After decades of conflict, Iraq is seeking to reclaim a leadership role and status in the Arab world with a centrist policy and a determination among the country’s top leaders to maintain good relations with both Iran and the United States.
A flurry of recent diplomatic activity and high-profile visits to the Iraqi capital, including this month’s re-opening of a Saudi Consulate in Baghdad — for the first time in nearly 30 years — points to a new era of openness as the nation sheds its war image and re-engages with the world.
“Iraq is coming back to the neighborhood,” President Barham Salih told The Associated Press in a nearly hour-long interview last month. The veteran politician laid out a vision centered on an “Iraq First” policy, saying his country can no longer afford to be caught in regional disputes.
“For almost four decades Iraq was the domain in which everybody pursued their agenda at the expense of the Iraqi people. It’s time we say we need a new political order … in which Iraq must be an important pillar,” Salih said.
Iraq has emerged from a ruinous three-year war against the Islamic State group and faces the mammoth task of reconciling, rebuilding and returning tens of thousands of displaced to their homes. And while the extremists’ territorial “caliphate” has been defeated in Iraq and Syria, the militants have now shifted to an insurgency campaign of targeted assassinations, car bombings, and suicide attacks.
The issue of Iran-backed Shiite militias who fought IS alongside Iraqi security forces poses a challenge to the government’s central authority, and the country’s oil-based economy is suffering from wide-scale corruption.
“Iraq’s path to reclaiming a leadership role in the Arab world will depend on how successful its leaders are in tackling security and economic challenges at home,” Randa Slim, a senior fellow at the Washington-based Middle East Institute wrote recently.
Amid rapidly escalating tensions between the U.S. and Iran, Iraq also needs to maintain a delicate balance with the two as Baghdad has strong ties with both countries.

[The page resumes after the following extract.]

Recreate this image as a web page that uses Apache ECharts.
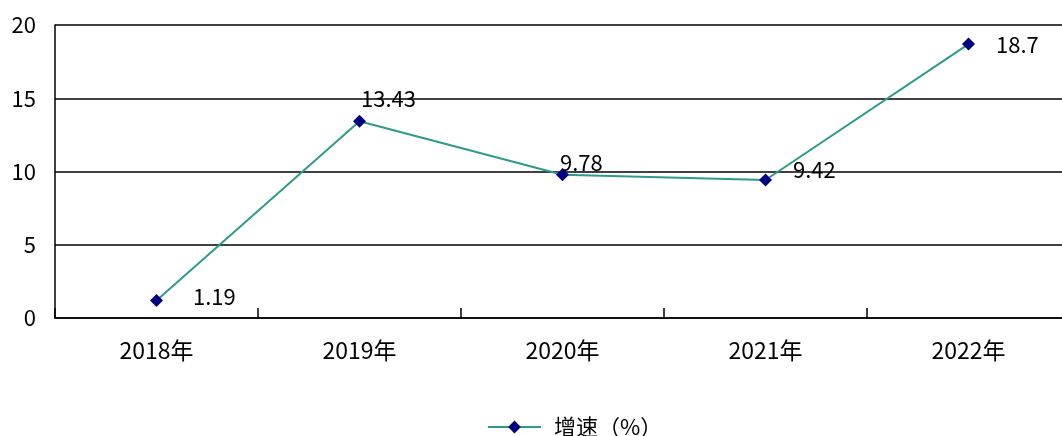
<!DOCTYPE html>
<html><head><meta charset="utf-8">
<script src="https://cdn.jsdelivr.net/npm/echarts@6/dist/echarts.min.js"></script>
<style>html,body{margin:0;padding:0;background:#fff;overflow:hidden;width:1062px;height:436px}#c{width:1072px;height:436px}</style>
</head><body><div id="c"></div>
<script>
const categories = ['2018年','2019年','2020年','2021年','2022年'];
const growth = [1.19, 13.43, 9.78, 9.42, 18.7];
const yTicks = [0, 5, 10, 15, 20];
const seriesName = '增速（%）';

// label placement style (offsets relative to default right position)
const labelOffsets = [[25,-4],[-10,-23],[-14,-12],[16,-10],[16,1]];

const font = "'Noto Sans CJK SC','DejaVu Sans',sans-serif";
const chart = echarts.init(document.getElementById('c'));
chart.setOption({
  animation:false,
  grid:{left:55,top:25,width:1015,height:293},
  legend:{top:411,left:482,itemWidth:53,itemHeight:16,itemGap:10,
    textStyle:{fontFamily:font,fontSize:22,color:'#000',padding:[0,0,0,8]},
    data:[seriesName]},
  xAxis:{type:'category',data:categories,boundaryGap:true,
    axisLine:{lineStyle:{color:'#000',width:1.5}},
    axisTick:{show:true,inside:true,length:10,lineStyle:{color:'#000',width:1.5}},
    axisLabel:{fontFamily:font,fontSize:23,color:'#000',margin:21}},
  yAxis:{type:'value',min:yTicks[0],max:yTicks[yTicks.length-1],interval:5,
    axisLine:{show:true,lineStyle:{color:'#000',width:1.5}},
    axisTick:{show:false},
    splitLine:{lineStyle:{color:'#000',width:1.5}},
    axisLabel:{fontFamily:font,fontSize:22,color:'#000',margin:19}},
  series:[{name:seriesName,type:'line',
    data:growth.map((v,i)=>({value:v,label:{offset:labelOffsets[i]}})),
    lineStyle:{color:'#2f9a8c',width:2},
    itemStyle:{color:'#000080'},
    symbol:'diamond',symbolSize:13,
    label:{show:true,position:'right',fontFamily:font,fontSize:22,color:'#000'}
  }]
});
</script></body></html>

The dynamics are complex. The Shiite-majority country lies on the fault line between Shiite Iran and the mostly Sunni Arab world, led by powerhouse Saudi Arabia, and has long been a theater in which Saudi-Iran rivalry for regional supremacy played out. Relations have been particularly frosty with Riyadh, which broke relations with Baghdad following Saddam Hussein’s invasion of Kuwait in 1990 and never really warmed much as Iraq was increasingly pulled into Iran’s orbit in later years.
Iraq needs much help and investment to rebuild its cities — something it can only get from oil- and gas-rich Gulf countries, including Saudi Arabia. But it can also ill afford to alienate Iran, which holds enormous political and military sway in Iraq through powerful militias and pro-Iran politicians.
“We have 1,400 kilometers of borders with Iran, we simply cannot ignore that reality,” Salih said, adding that it’s in Iraq’s national interest to nurture good relations with Iran, with which Iraq fought an eight-year war in the ’80s. He said Iraq, however, was also keen on good relations with Turkey, Saudi Arabia and other regional countries.
Mindful of the need to counter Iran’s growing influence in the region in the post-IS order, Saudi officials have sought closer ties with Iraq, and last week sent a high-level delegation to Baghdad where the kingdom’s consulate was inaugurated.
The Saudi delegation’s visit followed a trip to Baghdad last month by Iranian President Hassan Rouhani during which the two sides signed several agreement designed to boost bilateral relations.
It’s a stark contrast from past years when Baghdad was shunned and isolated, first because of international sanctions after Saddam Hussein’s 1990 invasion of neighboring Kuwait, and later, after the U.S.-led invasion that toppled him, when Iraq sank into cycles of sectarian bloodletting.
Amid the violence, international dignitaries avoided visits to the Iraqi capital, and when they did, made them brief and unannounced for security considerations.
In 2007, U.N. chief Ban Ki-moon famously ducked behind the podium during a live press conference with the prime minister at the time, Nouri al-Malki, as a rocket slammed outside the building.
Now, Iraqi leaders say their country is not part of any regional conflict.
Prime Minister Adel Abdul-Mahdi in his first foreign trip last month traveled to Cairo to meet with Egyptian President Abdel-Fattah el-Sissi. They were joined by Jordanian King Abdullah II for a tripartite summit on measures to strengthen economic cooperation. On Tuesday, Abdul-Mahdi announced he will soon be visiting Saudi Arabia to sign several agreements.
Some are even suggesting that Iraq could play a mediating role between regional foes.
Lebanon’s parliament Speaker Nabih Berri, on a visit to Baghdad earlier this month, said Iraq is a unique position to play an important regional role “in the reconciliation between the kingdom of Saudi Arabia and the Islamic Republic of Iran.”
Watheq al-Hashemi, an Iraqi political analyst, said it’s an opportunity for Iraq to again become an important regional player.
But for that to happen, Iraqi politicians “need to put country before sect and act as statesmen,” something he says they’ve had trouble doing for a long time.